Xavier Díez de Urdanivia

Con cuánta frecuencia se oye y se ve mencionada la expresión “estado de derecho”! Lo mismo la traen a colación los políticos que los “analistas”, los críticos, los medios de comunicación y hasta en las redes sociales hace frecuentemente acto de presencia.

Se ha vuelto un lugar común: que si falta el “estado de derecho”; que si se viola el “estado de derecho”; que es necesario construir el “estado de derecho”, etc.

De tanto ir y venir, y tan gratuita como ligeramente, ha dejado de tener sentido, me parece.

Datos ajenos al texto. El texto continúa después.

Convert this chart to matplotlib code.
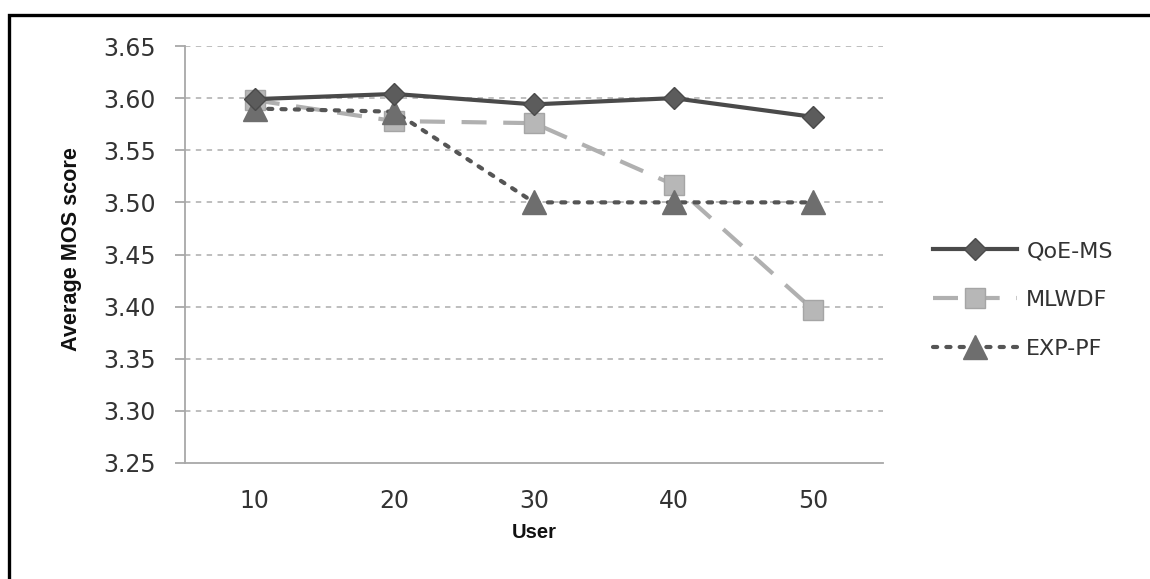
import matplotlib
matplotlib.use("Agg")
import matplotlib.pyplot as plt
from matplotlib.patches import Rectangle

# Data
users = ["10", "20", "30", "40", "50"]
qoe_ms = [3.599, 3.604, 3.594, 3.600, 3.582]
mlwdf = [3.598, 3.578, 3.576, 3.517, 3.397]
exp_pf = [3.590, 3.587, 3.500, 3.500, 3.500]
yticks = [3.25, 3.30, 3.35, 3.40, 3.45, 3.50, 3.55, 3.60, 3.65]

W, H = 1150, 579
fig = plt.figure(figsize=(W / 100, H / 100), dpi=100)
fig.patch.set_facecolor("white")

# Outer frame around the figure panel
fig.patches.append(Rectangle((9 / W, -0.2), 1.5, 1 - 15 / H + 0.2,
                             transform=fig.transFigure, fill=False,
                             edgecolor="black", linewidth=2.4, zorder=0))

ax = fig.add_axes([185 / W, 1 - 463 / H, (883 - 185) / W, (463 - 46) / H])
x = list(range(len(users)))

grid_color = "#b9b9b9"
for yv in yticks[1:]:
    ax.axhline(yv, color=grid_color, linestyle=(0, (3, 3)), linewidth=1.3, zorder=1)

ax.plot(x, qoe_ms, color="#4a4a4a", linewidth=3.0, marker="D", markersize=11,
        markerfacecolor="#5c5c5c", markeredgecolor="#4a4a4a", zorder=5, label="QoE-MS")
ax.plot(x, mlwdf, color="#b0b0b0", linewidth=3.0, linestyle=(0, (6, 4)), marker="s",
        markersize=15, markerfacecolor="#b7b7b7", markeredgecolor="#a5a5a5",
        dash_capstyle="butt", zorder=3, label="MLWDF")
ax.plot(x, exp_pf, color="#555555", linewidth=3.0, linestyle=(0, (1, 2.2)), marker="^",
        markersize=17, markerfacecolor="#6e6e6e", markeredgecolor="#6e6e6e",
        dash_capstyle="round", zorder=4, label="EXP-PF")

ax.set_xlim(-0.5, len(users) - 0.5)
ax.set_ylim(3.25, 3.65)
ax.set_xticks(x)
ax.set_xticklabels(users)
ax.set_yticks(yticks)
ax.set_yticklabels([f"{v:.2f}" for v in yticks])

for side in ("top", "right"):
    ax.spines[side].set_visible(False)
for side in ("left", "bottom"):
    ax.spines[side].set_color("#a8a8a8")
    ax.spines[side].set_linewidth(1.3)

ax.tick_params(axis="y", direction="out", length=7, width=1.3, color="#a8a8a8",
               labelsize=17, labelcolor="#333333", pad=14)
ax.tick_params(axis="x", length=0, labelsize=17, labelcolor="#333333", pad=19)
for lbl in ax.get_xticklabels() + ax.get_yticklabels():
    lbl.set_family("DejaVu Sans")

ax.set_ylabel("Average MOS score", family="Liberation Sans",
              fontweight="bold", fontsize=15.6, color="#111111")
ax.yaxis.set_label_coords(-0.148, 0.513)
ax.set_xlabel("User", family="Liberation Sans", fontweight="bold", fontsize=14.5,
              color="#111111", labelpad=7)

leg = fig.legend(loc="center left", bbox_to_anchor=(933 / W, 1 - 300 / H),
                 frameon=False, fontsize=16, handlelength=3.8, handletextpad=0.4,
                 labelspacing=1.3, borderpad=0, borderaxespad=0)
for t in leg.get_texts():
    t.set_color("#333333")
    t.set_family("DejaVu Sans")

fig.savefig("out.png", dpi=100, facecolor="white")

Ya voy pensando que hace falta que alguien nos explique qué debemos entender al verla o escucharla, para que al repetirla no la convirtamos en una de esas “palabras comodín”, que sirven bien para llenar los huecos en el discurso o el argumento, pero que, a poco de excavar en su superficie, se nota de inmediato que están vacías, aunque suenen bien en la retórica.

Por lo pronto, a poco que se medite, parecería repetitivo hablar de “estado de derecho”, porque el “estado” sin derecho ¿no sería un mero fenómeno de dominación, de fuerza bruta, en el que mandaría el capricho y no la razón impregnada de justicia?

Toda actividad humana requiere de “reglas del juego” objetivas y conocidas por todos los jugadores, de modo que sepan siempre a qué atenerse y puedan anticipar las consecuencias, para bien o para mal, de cada ficha que muevan en el tablero.

Uno podría pensar que, así, en la vida cotidiana de la comunidad, se necesitan reglas que todo mundo acate, que sean estables, para propiciar estabilidad, y que, si bien no sean inmutables, tampoco estén sujetas al capricho del “dueño del balón”, especialmente cuando el balón es de todos y nada más se le ha confiado su custodia a aquel a quien le es entregado para ese fin.

En la democracia –¿hay otra forma, hoy por hoy, de concebir al estado?–, la igualdad se impone y sólo en la salvaguarda de las libertades y derechos para todos por igual se justifica un aparato de reglas obligatorias, según las cuales toda la actividad pública debe dirigirse a tal propósito, sin ambigüedades ni desviaciones.

Cuando menos tal cosa se suponía. Por eso, cuando en el ambiente, sin importar época o lugar, reverberan los ecos de Luis XVI –“el Estado soy yo”– el oído se altera, el ánimo se sobresalta y la razón tiende a confundirse.

El pensador francés Teilhard de Chardin pensaba la evolución humana como una espiral ascendente, queriendo decir con ello que en el camino del desarrollo colectivo (y puede que hasta en el individual) a veces parece que se dan vueltas y se pasa muchas veces por el mismo lugar, lo cual es cierto, pero un poco más arriba.

Esa metáfora da cuenta de la dificultad en el ascenso, que no puede ser lineal, sino que requiere de rodear la montaña hasta llegar a la cima, lo que puede causar la impresión de que no se avanza y provocar la fatiga que mal aconseja. Quien se vea avasallado por ella y tire los instrumentos necesarios para el ascenso, perderá el piso y muy probablemente se despeñará al vacío.

El sentido común (y ya se que “es el menos común de los sentidos”) recomendaría, por lo tanto, no “romper los paradigmas”, sino revisarlos y modificarlos o sustituirlos, si cabe.

Si se mandaran “al diablo”, con ellos se irán el piso que sirve de sustento, los techos que guarecen y, lo que puede ser peor, los cauces por los que corren las aguas de las energías sociales.

Mejor es pensar las cosas con calma –“despacio, que llevo prisa”, decía Napoleón– y cimentar bien los nuevos caminos que, a no dudarlo, hacen falta.

La democracia es quehacer de legitimidad en el Gobierno, no nada más elecciones universales y libres.

Así me ha parecido hasta hoy, cuando menos. Espero que, si hay algún yerro en ello, alguien tenga la bondad de aclararlo.